Korea: BoK maintains wait-and-see stance in light of increased uncertainty
November 11, 2016
At its 11 November monetary policy meeting, Korea’s Central Bank decided to leave the base rate unchanged at a record low of 1.25%, a decision that markets had expected. The Bank has kept the main monetary policy rate unchanged for five straight months after having slashed it by 25 basis points in June, which was the Bank’s first cut in nearly a year.
The BoK maintained its cautious wait-and-see approach as Korean monetary officials judged that that in light of recent developments, both at home and abroad, uncertainties surrounding growth in Korea have increased substantially. Regarding global developments, the Bank emphasized that the recovery in the U.S. economy remains on track, the Chinese economy is showing signs of stabilization, while growth in the Eurozone remains tepid. Looking at the domestic economy, the Bank stated that the external sector continued to deteriorate at the outset of the fourth quarter and the improvement seen in domestic demand in the past months has shown signs of cooling.

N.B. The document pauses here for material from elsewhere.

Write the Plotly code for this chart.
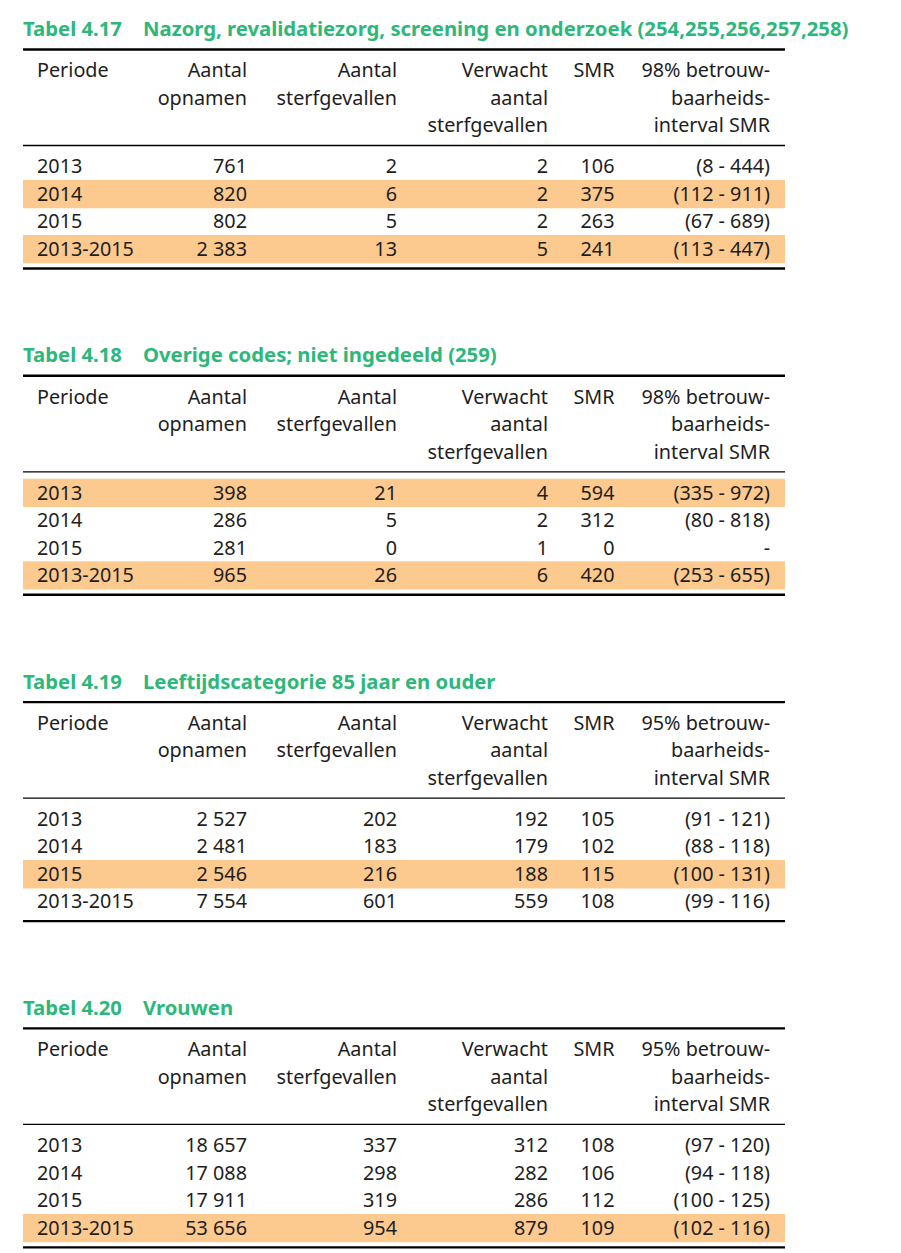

Although the Bank of Korea expects economic activity to sustain a modest growth trend—in line with the recovery of the global economy—going forward, such uncertainties represent a downside risk to the outlook. Meanwhile, a shock win by Donald Trump in the U.S. presidential elections on 8 November, a political scandal involving President Park Geun-hye and rising expectations of an interest rate hike by the U.S. Federal Reserve in December have caused the exchange rate of the Korean won relative to the U.S. dollar to weaken and the stock market to fall. The exchange rate of the won against the Japanese yen fell only slightly.
Bank of Korea’s Governor Lee Ju-yeol left the door open to possible further easing, saying the Central Bank still has room for maneuver, although the current monetary policy stance is quite accommodative. In a press conference after the interest rate decision, Governor Lee Ju-yeol received several questions regarding the potential economic impact of the U.S. election result and he commented that it was too early to determine whether or when President-elect Trump’s pledges will evolve into actual policy.
Some analysts believe that the Central Bank will further ease its stance going forward. Following November’s decision, James Lee, Economist at HSBC commented:
“We believe the BoK is likely to ease further in 2017. The central bank is forecasting real GDP growth at 2.8% in 2017, an estimate in which we see considerable downside risk. With the National Assembly split and occupied with other matters, fiscal policy will be of little help next year. As such, policy to support growth will again turn to BoK.”